For the past several years, according to foreign media, the IAF has acted unmolested in Syrian airspace in violation of Syria’s sovereignty and the March 1974 Disengagement Agreement that the two countries signed after the Yom Kippur War.
The IAF, according to foreign reports, with both fighter jets and unmanned aerial vehicles, has been flying in Syrian airspace in order to gather intelligence. On more than 10 occasions, the air force attacked Syrian Army targets, including some on the outskirts of Damascus: warehouses, factories and convoys bringing advanced weaponry – precision surface- to-surface missiles, anti-aircraft missiles, and radar and anti-ship missiles – to Hezbollah in Lebanon. In the face of all of these attacks, Assad’s army swallowed its pride and did not respond.
The Syrian Army did not respond either when Israel shot down a Syrian Sukhoi warplane that neared its border a few years ago.
Israel also attacked on several other occasions, according to foreign reports, including assassinations by air strike of senior Hezbollah officials (among them the January 2015 strike that killed Jihad Moughniyeh, the son of former Hezbollah “defense minister” Imad Moughniyeh, and later, arch-terrorist Samir Kuntar in his safe-house in the Damascus suburbs), as well as an Iranian Revolutionary Guard general. This came amid attempts by Hezbollah and the Iranian Revolutionary Guard’s Quds Force commander, General Qassem Suleimani, to establish a military infrastructure in the Golan Heights – with Assad’s knowledge – to launch attacks against Israel. These alleged Israeli attacks thwarted this plan by the Hezbollah- Iran-Syria axis.

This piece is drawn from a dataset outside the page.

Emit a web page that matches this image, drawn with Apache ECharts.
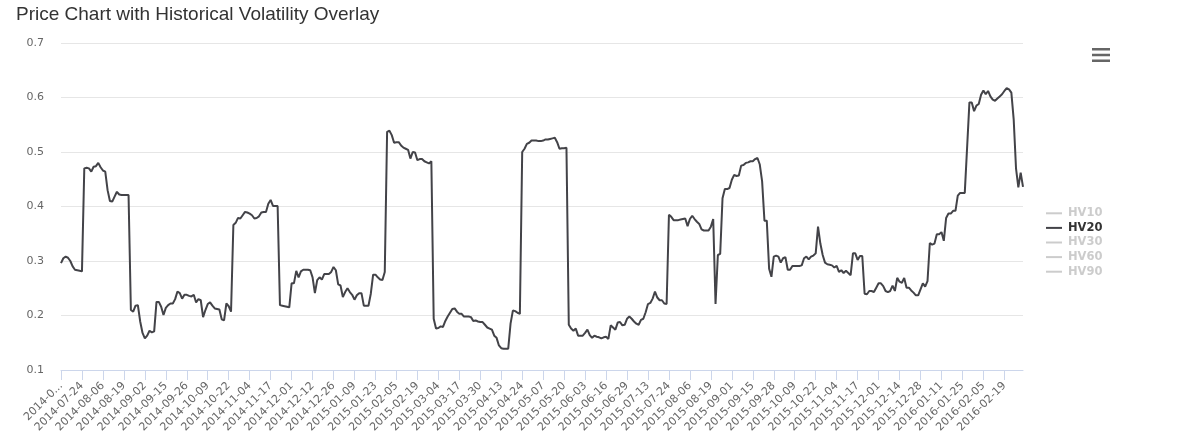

In addition, the IDF also responded with artillery fire, rockets and symbolic air strikes against Syrian Army outposts almost every time that errant shells from the fighting between the Syrian Army and rebel groups near the border “spilled over” and landed in Israeli territory.
The IDF’s responses were measured, and were mainly intended to send a message to the regime – the IDF said so expressly in its statements – that no matter what the source of the errant fire was, whether it came from the Syrian Army or the rebels, Israel sees the Assad regime as responsible and the sovereign power in charge of its territory.

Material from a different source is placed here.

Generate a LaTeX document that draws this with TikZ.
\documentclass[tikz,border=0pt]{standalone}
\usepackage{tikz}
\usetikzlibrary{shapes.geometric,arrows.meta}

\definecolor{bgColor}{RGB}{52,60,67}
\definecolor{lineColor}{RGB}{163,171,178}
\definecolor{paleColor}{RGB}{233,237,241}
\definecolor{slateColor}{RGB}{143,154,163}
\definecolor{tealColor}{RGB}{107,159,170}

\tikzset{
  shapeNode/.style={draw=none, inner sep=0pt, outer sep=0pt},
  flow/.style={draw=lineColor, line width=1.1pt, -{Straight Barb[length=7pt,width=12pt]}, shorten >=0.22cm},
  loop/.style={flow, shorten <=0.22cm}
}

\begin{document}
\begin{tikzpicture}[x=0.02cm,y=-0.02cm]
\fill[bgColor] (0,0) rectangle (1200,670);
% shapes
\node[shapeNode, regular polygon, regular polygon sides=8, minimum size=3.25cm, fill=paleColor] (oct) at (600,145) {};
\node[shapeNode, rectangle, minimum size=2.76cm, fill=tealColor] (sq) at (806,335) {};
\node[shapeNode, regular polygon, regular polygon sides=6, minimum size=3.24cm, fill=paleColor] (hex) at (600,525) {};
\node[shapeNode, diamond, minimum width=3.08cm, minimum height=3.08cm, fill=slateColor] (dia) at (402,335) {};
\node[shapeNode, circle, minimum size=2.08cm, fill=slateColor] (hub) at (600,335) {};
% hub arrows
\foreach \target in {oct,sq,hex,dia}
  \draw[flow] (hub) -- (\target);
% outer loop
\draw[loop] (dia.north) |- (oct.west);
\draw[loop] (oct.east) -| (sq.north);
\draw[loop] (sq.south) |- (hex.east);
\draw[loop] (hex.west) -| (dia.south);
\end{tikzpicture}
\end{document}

Until last night’s events, the Syrian Army did not respond.
In the most recent episode, it responded forcefully, backed up by an official statement in which it took responsibility.
However, the IDF denied the Syrian Army spokesman’s claim that the missiles downed an Israeli warplane and drone, and said that the missiles had not even come close to the IAF aircraft.
But it is clear that the missiles were intended to send a signal to Israel that this was not accidental fire ordered by a junior commander in charge of an anti-aircraft battery, but rather, the result of orders from the senior command.
The incident bears witness to the growing confidence of Assad’s army, which is succeeding – for the most part because of Russian help – to expand its control in Syria (which is still only some 30 percent of the territory), and to cement the regime’s place as the opposition weakens and ISIS is at the beginning of the end.
As the regime’s army intensifies its assault on the rebels, including in the Golan Heights not far from Israel’s border, the chances for more errant shells landing in Israeli territory increase. Two additional shells fell on Tuesday afternoon.
The IDF is expected to respond, likely with increasing levels of force. If Assad’s army decides to retaliate like it did last night, the chances for an escalation of tensions and descent into violence on what has until now been a relatively quiet Golan Heights border also increase, despite the fact that most of the sides involved – Israel, the Assad regime, Russia, and some of the rebel groups – have no interest in heating up the border and sparking a military conflict.